The Wilderness competes with the Kalahari for the title of America's Largest Indoor Water Park. The debate about which is larger centers on the fact that the Kalahari's indoor park is under one roof, but the Wilderness resort currently has three separate parks, only two of them linked by indoor corridors.
Another section, the 65,000-square-foot Wild KingDome, is slated to open either next month or in early April. Wilderness also recently debuted two new thrill rides. The one that sounds most intriguing: the Cannonbowl, which drops riders 45 feet through a tunnel slide into a giant bowl where they are spun around and oscillated up and down the sides of the bowl, then propelled through a corkscrew slide and into a pool.
During my visit to Wilderness, I stop first at the resort's Wild West Water park, a 70,000-square-foot park with two unique rides. First, the Surge, a wave pool with a twist: When a bell sounds, people on decks above the wave pool can shoot water cannons onto the people below. The biggest ride, the Fantastic Voyage, shoots you down a twisting tunnel in a five-person raft.

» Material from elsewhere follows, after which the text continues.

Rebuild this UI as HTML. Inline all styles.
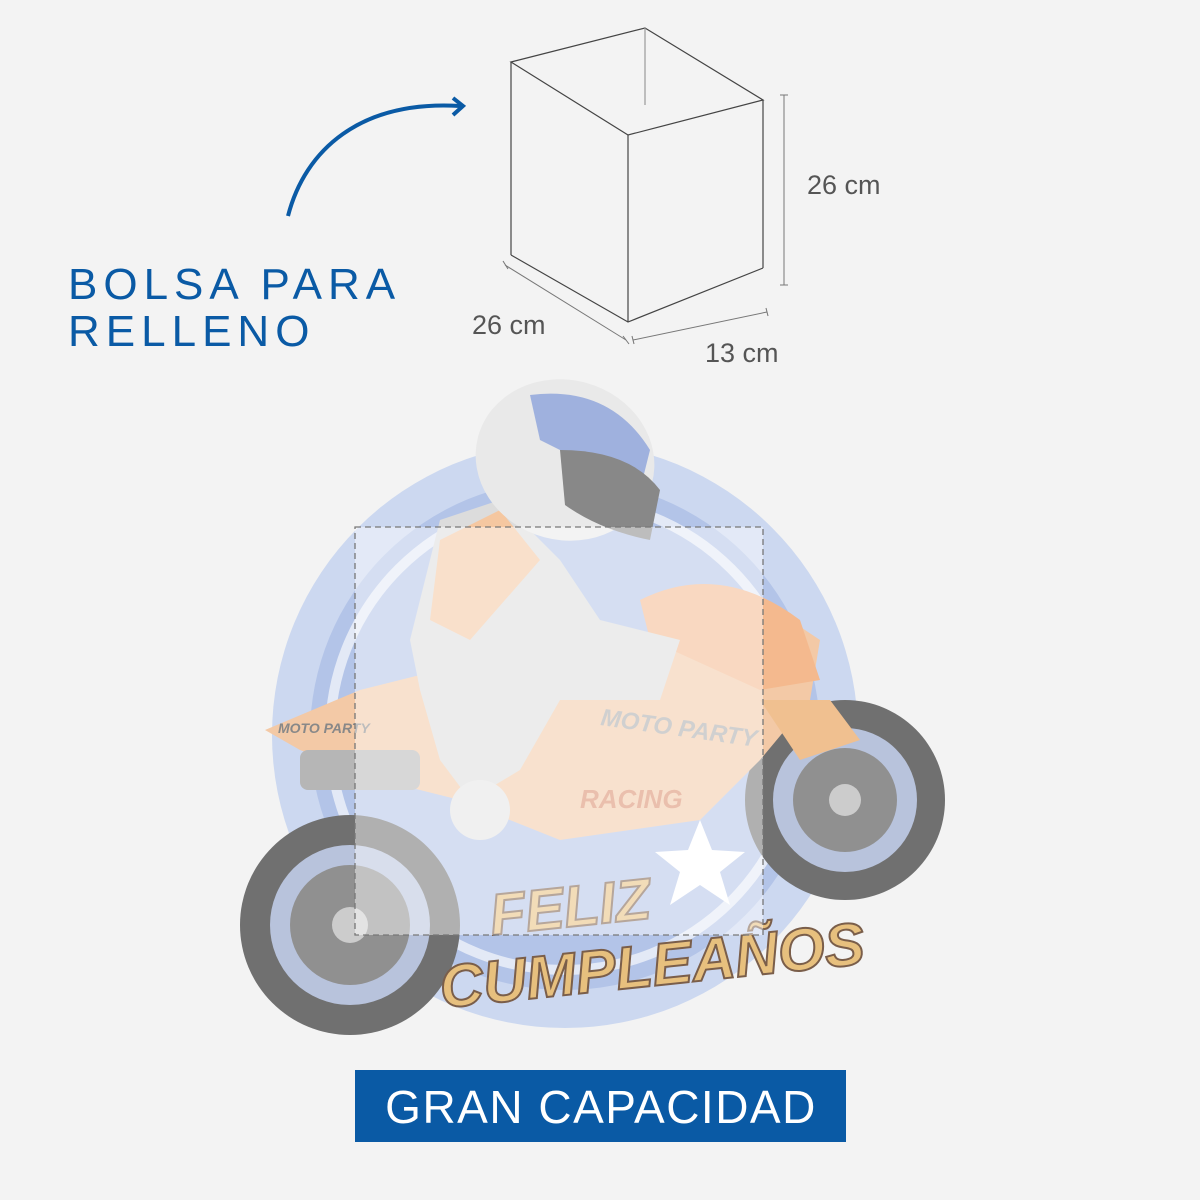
<!DOCTYPE html>
<html><head><meta charset="utf-8"><style>
html,body{margin:0;padding:0;background:#f3f3f3;}
svg{display:block}
</style></head><body>
<svg width="1200" height="1200" viewBox="0 0 1200 1200" xmlns="http://www.w3.org/2000/svg">
<rect width="1200" height="1200" fill="#f3f3f3"/>
<g fill="none" stroke="#444" stroke-width="1.2">
<polygon points="511,62 645,28 763,100 628,135"/>
<line x1="511" y1="62" x2="511" y2="255"/>
<line x1="628" y1="135" x2="628" y2="322"/>
<line x1="763" y1="100" x2="763" y2="268"/>
<polyline points="511,255 628,322 763,268"/>
<line x1="645" y1="28" x2="645" y2="105" stroke="#999"/>
</g>
<g fill="none" stroke="#777" stroke-width="1">
<line x1="784" y1="95" x2="784" y2="285"/><line x1="780" y1="95" x2="788" y2="95"/><line x1="780" y1="285" x2="788" y2="285"/>
<line x1="505" y1="265" x2="626" y2="340"/><line x1="503" y1="261" x2="508" y2="269"/><line x1="623" y1="336" x2="629" y2="344"/>
<line x1="633" y1="340" x2="767" y2="312"/><line x1="632" y1="336" x2="634" y2="344"/><line x1="766" y1="308" x2="768" y2="316"/>
</g>
<g font-family="Liberation Sans, sans-serif" font-size="27" fill="#555">
<text x="807" y="194">26 cm</text>
<text x="472" y="334">26 cm</text>
<text x="705" y="362">13 cm</text>
</g>
<path d="M288,216 C305,150 360,100 460,106" fill="none" stroke="#0a5aa5" stroke-width="4"/>
<polyline points="453,98 463,106 453,115" fill="none" stroke="#0a5aa5" stroke-width="4"/>
<g font-family="Liberation Sans, sans-serif" font-size="44" fill="#0a5aa5" letter-spacing="6">
<text x="68" y="299">BOLSA PARA</text>
<text x="68" y="346">RELLENO</text>
</g>
<circle cx="565" cy="735" r="293" fill="#ccd8f0"/>
<circle cx="565" cy="735" r="255" fill="#b3c4e8"/>
<circle cx="565" cy="735" r="235" fill="none" stroke="#e3e9f6" stroke-width="10"/>
<circle cx="350" cy="925" r="110" fill="#707070"/>
<circle cx="350" cy="925" r="80" fill="#b8c3dc"/>
<circle cx="350" cy="925" r="60" fill="#909090"/>
<circle cx="350" cy="925" r="18" fill="#ccc"/>
<circle cx="845" cy="800" r="100" fill="#707070"/>
<circle cx="845" cy="800" r="72" fill="#b8c3dc"/>
<circle cx="845" cy="800" r="52" fill="#909090"/>
<circle cx="845" cy="800" r="16" fill="#ccc"/>
<path d="M265,730 L360,690 L520,650 L640,640 L760,600 L820,640 L810,700 L760,760 L700,820 L560,840 L460,800 L380,780 L300,750 Z" fill="#f3c9a6"/>
<path d="M640,600 Q720,560 800,620 L820,680 L760,690 L650,640 Z" fill="#f4b98e"/>
<path d="M760,700 L830,700 L860,740 L800,760 Z" fill="#f0c090"/>
<rect x="300" y="750" width="120" height="40" rx="8" fill="#b6b6b6"/>
<path d="M410,640 L440,520 L500,500 L560,560 L600,620 L680,640 L660,700 L560,700 L520,770 L470,800 L440,760 L420,690 Z" fill="#dcdcdc"/>
<path d="M440,540 L500,510 L540,560 L470,640 L430,620 Z" fill="#f5c7a0"/>
<ellipse cx="565" cy="460" rx="90" ry="80" fill="#e9e9e9" transform="rotate(15 565 460)"/>
<path d="M530,395 Q610,385 650,450 L640,490 Q580,460 540,440 Z" fill="#9fb1de"/>
<path d="M560,450 Q630,450 660,490 L650,540 Q600,530 565,505 Z" fill="#888"/>
<circle cx="480" cy="810" r="30" fill="#e4e4e4"/>
<g font-family="Liberation Sans, sans-serif" font-weight="bold" font-style="italic">
<text x="580" y="808" font-size="26" fill="#d98a6a">RACING</text>
<text x="278" y="733" font-size="14" fill="#888">MOTO PARTY</text>
<text x="600" y="725" font-size="24" fill="#aaa" transform="rotate(8 600 725)">MOTO PARTY</text>
<text x="492" y="935" font-size="58" fill="#e7c07e" stroke="#7a5e4a" stroke-width="2" transform="rotate(-6 492 935)">FELIZ</text>
<text x="442" y="1008" font-size="60" fill="#e7c07e" stroke="#7a5e4a" stroke-width="2" transform="rotate(-6 442 1008)">CUMPLEAÑOS</text>
</g>
<polygon points="700,820 712,850 745,852 720,872 730,905 700,885 670,905 680,872 655,852 688,850" fill="#fff"/>
<rect x="355" y="527" width="408" height="408" fill="#ffffff" fill-opacity="0.45" stroke="#777" stroke-width="1.3" stroke-dasharray="6,4"/>
<rect x="355" y="1070" width="491" height="72" fill="#0a5aa5"/>
<text x="601" y="1123" text-anchor="middle" font-family="Liberation Sans, sans-serif" font-size="46" fill="#fff" letter-spacing="1.5">GRAN CAPACIDAD</text>
</svg>
</body></html>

A second, 65,000-square-foot park called Klondike Kavern offers, among other things, a 500-foot-long lazy river, two 500-foot tube rides, pools, lounging areas with televisions and, on the upper deck, a laser tag arena.
I end my tour at Baby Bear's Fort Wilderness, a 22,000-square-foot water park designed for kids 6 and under. I recover from my earlier traumas on the scary rides by stretching out in one of the parent-size whirlpools. Baby Bear's, it turns out, is at the end of the day just right.